Code that draws figures:

+++++

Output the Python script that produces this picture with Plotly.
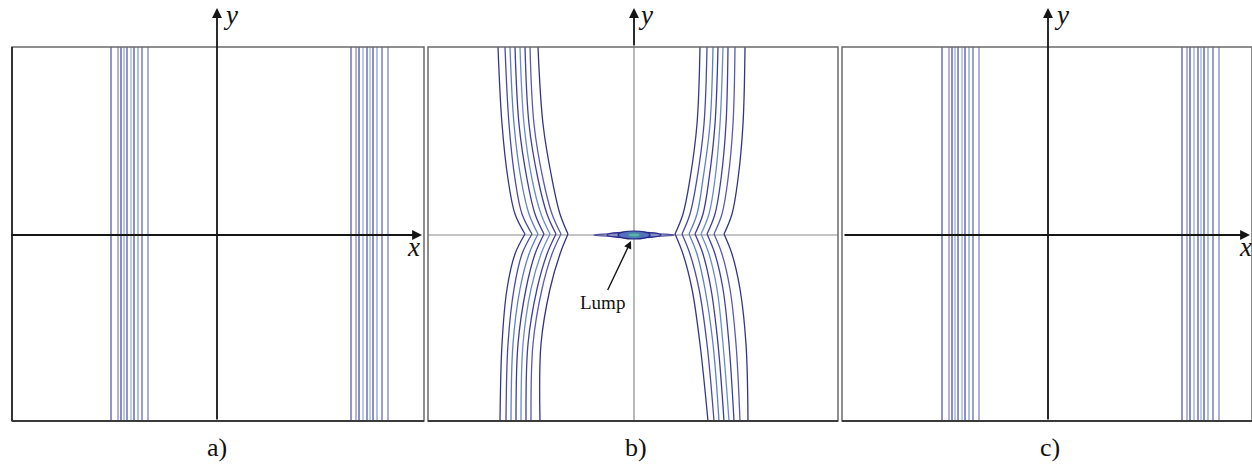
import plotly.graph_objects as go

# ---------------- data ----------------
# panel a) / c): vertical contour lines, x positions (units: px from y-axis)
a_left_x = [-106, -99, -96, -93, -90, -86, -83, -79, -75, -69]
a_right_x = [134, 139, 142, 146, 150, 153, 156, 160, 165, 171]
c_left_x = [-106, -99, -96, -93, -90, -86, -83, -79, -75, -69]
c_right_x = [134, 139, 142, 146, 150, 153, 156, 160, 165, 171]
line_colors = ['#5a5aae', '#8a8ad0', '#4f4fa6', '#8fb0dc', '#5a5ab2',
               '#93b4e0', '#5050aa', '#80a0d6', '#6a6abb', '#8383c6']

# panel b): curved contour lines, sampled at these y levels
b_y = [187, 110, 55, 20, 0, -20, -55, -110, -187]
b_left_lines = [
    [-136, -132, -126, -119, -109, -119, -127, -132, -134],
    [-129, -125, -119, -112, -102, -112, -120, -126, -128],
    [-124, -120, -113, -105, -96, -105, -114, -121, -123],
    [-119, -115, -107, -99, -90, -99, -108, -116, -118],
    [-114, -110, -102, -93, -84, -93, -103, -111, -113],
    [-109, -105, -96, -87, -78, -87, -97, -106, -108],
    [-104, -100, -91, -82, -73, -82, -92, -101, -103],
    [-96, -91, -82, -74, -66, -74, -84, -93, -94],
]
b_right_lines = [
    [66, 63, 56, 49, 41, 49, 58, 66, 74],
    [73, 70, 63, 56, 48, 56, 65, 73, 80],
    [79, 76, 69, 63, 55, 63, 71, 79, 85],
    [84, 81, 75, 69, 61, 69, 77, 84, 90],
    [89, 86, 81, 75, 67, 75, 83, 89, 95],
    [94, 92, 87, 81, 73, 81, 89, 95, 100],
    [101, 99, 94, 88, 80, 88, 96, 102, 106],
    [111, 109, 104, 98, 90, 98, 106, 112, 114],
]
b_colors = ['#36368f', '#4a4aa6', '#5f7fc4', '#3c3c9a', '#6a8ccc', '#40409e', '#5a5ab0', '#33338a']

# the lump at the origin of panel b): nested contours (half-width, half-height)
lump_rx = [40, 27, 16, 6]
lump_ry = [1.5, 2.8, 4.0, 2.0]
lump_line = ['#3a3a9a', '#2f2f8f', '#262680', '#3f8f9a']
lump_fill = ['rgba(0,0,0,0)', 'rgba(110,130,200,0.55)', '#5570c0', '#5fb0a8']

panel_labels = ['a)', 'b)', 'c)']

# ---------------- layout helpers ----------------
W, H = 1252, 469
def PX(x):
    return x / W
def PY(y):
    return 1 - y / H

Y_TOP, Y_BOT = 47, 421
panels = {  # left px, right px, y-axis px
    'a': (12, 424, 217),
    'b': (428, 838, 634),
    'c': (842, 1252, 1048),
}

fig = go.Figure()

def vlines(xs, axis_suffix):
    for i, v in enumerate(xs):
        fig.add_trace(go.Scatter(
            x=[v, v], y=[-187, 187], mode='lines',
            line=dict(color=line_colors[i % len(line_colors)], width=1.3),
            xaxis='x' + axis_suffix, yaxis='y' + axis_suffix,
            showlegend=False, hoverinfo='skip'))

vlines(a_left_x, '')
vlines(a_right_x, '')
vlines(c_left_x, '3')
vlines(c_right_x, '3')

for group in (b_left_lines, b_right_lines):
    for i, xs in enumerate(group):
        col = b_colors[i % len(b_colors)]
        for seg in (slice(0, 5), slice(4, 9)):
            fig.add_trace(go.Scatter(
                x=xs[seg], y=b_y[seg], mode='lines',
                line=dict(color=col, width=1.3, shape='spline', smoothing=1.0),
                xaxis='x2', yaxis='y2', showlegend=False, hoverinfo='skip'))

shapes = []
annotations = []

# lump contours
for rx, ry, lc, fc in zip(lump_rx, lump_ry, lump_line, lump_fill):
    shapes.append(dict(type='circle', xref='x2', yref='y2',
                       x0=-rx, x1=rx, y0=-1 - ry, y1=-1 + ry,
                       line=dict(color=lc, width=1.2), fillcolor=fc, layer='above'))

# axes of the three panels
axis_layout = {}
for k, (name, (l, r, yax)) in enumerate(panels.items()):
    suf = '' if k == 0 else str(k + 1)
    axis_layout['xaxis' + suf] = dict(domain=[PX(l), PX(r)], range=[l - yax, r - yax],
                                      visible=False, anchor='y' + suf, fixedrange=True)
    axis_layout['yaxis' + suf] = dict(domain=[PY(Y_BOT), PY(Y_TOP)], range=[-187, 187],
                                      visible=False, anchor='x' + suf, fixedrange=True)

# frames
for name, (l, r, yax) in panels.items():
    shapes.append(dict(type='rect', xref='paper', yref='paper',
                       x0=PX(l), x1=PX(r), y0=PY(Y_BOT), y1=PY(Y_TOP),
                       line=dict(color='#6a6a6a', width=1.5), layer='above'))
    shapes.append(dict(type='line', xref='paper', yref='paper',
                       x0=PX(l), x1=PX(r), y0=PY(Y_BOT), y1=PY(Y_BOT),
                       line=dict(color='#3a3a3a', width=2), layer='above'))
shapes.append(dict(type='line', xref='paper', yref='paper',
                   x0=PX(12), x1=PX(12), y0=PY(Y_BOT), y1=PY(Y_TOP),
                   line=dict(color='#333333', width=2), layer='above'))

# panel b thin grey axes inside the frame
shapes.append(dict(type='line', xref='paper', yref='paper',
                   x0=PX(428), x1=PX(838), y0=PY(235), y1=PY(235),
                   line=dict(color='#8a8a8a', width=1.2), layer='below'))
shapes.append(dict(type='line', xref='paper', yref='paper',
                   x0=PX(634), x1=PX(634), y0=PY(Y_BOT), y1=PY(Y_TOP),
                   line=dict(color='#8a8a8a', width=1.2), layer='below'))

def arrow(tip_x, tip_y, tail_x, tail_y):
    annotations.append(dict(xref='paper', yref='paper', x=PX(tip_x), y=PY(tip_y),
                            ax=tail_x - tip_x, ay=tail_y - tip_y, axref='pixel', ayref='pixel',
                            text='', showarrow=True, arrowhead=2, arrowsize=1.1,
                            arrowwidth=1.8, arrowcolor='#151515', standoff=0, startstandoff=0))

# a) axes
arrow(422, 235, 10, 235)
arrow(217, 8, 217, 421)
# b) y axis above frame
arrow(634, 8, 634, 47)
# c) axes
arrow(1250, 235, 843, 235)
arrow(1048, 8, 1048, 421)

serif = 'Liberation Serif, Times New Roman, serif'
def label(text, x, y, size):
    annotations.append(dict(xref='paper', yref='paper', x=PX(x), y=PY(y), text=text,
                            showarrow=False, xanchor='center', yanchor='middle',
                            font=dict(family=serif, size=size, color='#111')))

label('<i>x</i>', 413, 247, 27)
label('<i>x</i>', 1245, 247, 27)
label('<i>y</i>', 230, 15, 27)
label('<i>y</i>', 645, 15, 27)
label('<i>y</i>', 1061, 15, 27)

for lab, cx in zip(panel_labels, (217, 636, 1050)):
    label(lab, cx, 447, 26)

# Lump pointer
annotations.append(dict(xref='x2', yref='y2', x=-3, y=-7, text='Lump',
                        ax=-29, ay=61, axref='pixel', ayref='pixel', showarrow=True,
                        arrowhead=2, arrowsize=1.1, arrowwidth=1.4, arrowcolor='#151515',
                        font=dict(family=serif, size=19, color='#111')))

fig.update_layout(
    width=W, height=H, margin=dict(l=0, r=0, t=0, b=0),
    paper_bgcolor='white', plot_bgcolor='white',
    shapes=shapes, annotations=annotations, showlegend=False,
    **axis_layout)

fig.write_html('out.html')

+++++

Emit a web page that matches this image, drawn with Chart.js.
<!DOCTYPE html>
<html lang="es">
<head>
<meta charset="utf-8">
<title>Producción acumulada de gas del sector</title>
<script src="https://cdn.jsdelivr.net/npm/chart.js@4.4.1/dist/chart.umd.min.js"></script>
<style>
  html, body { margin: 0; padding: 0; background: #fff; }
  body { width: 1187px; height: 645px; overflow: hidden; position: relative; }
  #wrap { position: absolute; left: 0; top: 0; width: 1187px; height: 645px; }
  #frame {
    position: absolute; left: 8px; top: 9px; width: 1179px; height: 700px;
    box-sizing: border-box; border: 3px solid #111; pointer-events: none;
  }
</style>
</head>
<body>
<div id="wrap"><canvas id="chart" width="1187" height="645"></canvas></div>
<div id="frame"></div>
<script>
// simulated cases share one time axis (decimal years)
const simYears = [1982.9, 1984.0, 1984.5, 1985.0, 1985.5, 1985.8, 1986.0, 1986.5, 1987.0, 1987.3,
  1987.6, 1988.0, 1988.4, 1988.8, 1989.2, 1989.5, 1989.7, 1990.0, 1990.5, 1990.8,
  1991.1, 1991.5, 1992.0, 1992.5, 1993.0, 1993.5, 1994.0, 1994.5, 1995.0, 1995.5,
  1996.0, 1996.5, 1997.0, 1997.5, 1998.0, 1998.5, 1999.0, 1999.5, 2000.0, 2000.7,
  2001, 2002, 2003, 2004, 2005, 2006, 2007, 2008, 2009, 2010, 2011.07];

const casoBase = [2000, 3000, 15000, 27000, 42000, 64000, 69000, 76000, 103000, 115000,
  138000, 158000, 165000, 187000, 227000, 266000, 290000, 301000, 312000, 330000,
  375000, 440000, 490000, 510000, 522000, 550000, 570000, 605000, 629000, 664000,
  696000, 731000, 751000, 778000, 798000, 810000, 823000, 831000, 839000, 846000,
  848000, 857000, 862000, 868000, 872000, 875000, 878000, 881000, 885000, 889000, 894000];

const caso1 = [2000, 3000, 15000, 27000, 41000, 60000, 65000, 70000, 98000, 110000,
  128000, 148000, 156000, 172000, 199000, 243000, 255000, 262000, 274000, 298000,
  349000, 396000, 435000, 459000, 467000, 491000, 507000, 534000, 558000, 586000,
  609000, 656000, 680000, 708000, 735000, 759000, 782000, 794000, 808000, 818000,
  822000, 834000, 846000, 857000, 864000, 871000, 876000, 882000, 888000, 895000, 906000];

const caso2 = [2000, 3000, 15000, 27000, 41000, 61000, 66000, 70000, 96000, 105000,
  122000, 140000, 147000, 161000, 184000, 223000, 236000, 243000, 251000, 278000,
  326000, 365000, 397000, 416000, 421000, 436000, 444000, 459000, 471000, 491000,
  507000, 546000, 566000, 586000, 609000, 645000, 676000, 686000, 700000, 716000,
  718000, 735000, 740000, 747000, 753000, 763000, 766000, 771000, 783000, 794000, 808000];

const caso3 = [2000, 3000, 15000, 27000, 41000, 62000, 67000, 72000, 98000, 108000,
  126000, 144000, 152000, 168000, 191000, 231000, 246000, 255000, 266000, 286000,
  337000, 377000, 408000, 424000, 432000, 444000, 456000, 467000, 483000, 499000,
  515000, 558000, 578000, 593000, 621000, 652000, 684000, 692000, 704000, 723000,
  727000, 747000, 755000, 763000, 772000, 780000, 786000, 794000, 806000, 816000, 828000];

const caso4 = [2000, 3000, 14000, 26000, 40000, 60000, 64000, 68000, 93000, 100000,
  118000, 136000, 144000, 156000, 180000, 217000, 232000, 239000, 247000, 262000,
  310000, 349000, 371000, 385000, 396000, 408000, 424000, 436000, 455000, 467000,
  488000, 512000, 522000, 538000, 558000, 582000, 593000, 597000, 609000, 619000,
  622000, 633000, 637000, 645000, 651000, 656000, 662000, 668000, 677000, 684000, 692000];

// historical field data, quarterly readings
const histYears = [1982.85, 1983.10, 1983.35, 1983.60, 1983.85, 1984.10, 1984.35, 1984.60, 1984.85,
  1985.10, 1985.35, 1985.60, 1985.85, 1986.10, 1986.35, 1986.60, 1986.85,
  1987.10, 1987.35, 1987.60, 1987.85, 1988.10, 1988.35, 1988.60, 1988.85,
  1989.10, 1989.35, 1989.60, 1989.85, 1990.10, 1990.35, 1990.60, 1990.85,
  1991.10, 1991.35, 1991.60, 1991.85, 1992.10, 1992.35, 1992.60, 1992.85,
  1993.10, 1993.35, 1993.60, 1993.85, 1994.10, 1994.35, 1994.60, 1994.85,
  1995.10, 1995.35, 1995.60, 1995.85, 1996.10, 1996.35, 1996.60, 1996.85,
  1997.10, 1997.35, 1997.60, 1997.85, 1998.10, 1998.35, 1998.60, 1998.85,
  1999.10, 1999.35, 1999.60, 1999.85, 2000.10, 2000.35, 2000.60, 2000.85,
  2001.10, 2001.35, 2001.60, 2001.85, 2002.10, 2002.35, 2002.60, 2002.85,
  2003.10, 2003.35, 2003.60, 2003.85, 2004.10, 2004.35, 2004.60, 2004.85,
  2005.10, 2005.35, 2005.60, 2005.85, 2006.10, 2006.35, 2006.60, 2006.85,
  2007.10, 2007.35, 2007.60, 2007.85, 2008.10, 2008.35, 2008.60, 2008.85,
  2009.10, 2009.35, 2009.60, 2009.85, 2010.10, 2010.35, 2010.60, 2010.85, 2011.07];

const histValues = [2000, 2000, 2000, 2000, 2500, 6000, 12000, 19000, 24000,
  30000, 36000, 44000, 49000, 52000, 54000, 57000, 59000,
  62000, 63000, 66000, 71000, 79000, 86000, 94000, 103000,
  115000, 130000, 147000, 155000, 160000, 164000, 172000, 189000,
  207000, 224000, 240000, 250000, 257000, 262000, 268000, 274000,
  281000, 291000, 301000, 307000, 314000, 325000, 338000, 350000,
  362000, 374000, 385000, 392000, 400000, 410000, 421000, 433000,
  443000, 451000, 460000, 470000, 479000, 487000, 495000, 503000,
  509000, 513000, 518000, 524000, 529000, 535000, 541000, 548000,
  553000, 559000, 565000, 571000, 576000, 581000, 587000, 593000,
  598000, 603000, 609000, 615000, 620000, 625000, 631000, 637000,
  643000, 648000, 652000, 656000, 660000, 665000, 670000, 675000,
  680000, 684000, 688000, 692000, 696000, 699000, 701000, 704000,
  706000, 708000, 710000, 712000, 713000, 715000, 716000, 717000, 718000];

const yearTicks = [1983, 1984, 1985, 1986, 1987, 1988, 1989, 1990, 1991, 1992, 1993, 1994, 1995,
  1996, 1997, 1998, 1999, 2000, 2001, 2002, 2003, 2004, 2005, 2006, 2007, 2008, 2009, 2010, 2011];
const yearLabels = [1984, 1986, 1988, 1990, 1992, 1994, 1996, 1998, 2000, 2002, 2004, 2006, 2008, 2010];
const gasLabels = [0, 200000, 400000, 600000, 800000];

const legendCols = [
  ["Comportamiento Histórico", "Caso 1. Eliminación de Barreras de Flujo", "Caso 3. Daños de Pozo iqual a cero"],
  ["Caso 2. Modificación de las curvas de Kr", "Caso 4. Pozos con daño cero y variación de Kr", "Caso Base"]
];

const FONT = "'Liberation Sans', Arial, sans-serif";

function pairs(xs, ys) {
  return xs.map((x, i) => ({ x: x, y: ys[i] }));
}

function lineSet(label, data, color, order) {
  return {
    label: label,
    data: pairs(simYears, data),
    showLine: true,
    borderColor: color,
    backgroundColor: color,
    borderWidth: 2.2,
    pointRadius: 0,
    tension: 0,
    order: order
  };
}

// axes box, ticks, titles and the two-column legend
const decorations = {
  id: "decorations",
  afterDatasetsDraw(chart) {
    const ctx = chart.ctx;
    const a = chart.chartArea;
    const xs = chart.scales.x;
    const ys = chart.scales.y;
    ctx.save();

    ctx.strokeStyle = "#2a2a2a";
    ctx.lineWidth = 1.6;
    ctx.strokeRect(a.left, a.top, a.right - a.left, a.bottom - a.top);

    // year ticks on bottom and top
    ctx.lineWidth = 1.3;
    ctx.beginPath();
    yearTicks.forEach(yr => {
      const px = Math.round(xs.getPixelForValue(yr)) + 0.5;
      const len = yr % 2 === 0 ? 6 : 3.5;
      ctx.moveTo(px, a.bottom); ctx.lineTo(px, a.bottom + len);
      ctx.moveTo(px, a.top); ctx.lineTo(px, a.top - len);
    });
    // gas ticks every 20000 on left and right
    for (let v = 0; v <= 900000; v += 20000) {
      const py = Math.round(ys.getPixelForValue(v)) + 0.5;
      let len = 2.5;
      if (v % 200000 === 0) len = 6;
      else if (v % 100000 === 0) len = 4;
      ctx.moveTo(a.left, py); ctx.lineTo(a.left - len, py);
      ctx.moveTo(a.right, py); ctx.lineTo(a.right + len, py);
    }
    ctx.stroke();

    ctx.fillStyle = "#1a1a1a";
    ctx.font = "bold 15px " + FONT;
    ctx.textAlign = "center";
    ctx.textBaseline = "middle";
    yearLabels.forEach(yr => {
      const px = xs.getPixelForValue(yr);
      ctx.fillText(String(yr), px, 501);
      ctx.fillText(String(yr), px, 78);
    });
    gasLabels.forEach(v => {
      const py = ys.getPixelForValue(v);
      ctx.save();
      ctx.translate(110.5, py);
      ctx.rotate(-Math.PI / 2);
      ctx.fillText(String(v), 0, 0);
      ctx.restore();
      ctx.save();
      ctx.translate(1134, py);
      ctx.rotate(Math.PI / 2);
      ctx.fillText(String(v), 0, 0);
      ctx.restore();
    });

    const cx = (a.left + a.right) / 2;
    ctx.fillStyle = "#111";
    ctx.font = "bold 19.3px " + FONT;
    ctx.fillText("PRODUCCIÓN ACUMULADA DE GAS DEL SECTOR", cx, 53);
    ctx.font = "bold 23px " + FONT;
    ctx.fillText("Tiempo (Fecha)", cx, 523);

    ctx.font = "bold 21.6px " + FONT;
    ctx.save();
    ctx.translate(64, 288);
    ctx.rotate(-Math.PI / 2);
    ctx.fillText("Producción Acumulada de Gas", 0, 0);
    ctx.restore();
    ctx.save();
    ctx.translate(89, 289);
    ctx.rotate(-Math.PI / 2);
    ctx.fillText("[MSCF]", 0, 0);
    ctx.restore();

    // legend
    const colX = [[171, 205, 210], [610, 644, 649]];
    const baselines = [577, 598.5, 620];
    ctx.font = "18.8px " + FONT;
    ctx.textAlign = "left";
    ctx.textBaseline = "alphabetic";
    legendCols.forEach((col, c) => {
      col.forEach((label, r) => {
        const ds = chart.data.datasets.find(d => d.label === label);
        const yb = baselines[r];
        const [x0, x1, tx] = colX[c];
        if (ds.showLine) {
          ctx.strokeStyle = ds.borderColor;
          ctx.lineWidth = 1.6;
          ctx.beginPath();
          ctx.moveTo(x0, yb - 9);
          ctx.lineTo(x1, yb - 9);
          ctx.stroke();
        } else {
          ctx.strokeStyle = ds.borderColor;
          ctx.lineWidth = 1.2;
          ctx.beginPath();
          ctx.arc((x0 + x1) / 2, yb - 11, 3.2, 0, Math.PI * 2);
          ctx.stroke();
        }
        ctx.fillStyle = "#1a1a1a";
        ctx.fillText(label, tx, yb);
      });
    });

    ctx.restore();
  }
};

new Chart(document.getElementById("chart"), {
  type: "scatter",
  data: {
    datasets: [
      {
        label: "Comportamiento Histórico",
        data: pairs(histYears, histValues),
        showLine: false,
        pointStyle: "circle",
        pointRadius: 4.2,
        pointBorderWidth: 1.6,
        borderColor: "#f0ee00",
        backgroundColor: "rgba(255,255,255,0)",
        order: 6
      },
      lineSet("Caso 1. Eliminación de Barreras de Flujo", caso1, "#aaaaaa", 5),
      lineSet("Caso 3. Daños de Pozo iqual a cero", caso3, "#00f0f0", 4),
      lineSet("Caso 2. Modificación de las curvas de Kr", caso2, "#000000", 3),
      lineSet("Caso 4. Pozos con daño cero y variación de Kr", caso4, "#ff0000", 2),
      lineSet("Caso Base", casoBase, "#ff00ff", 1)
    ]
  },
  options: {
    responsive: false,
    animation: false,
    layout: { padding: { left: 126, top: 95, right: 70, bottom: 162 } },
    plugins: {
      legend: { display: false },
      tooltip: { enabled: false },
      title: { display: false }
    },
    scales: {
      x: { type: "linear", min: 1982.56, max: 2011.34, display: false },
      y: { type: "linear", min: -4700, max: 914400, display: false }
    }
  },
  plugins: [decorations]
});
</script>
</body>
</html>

+++++

In the records above, how many lines contain the string "script"? State that number only.

4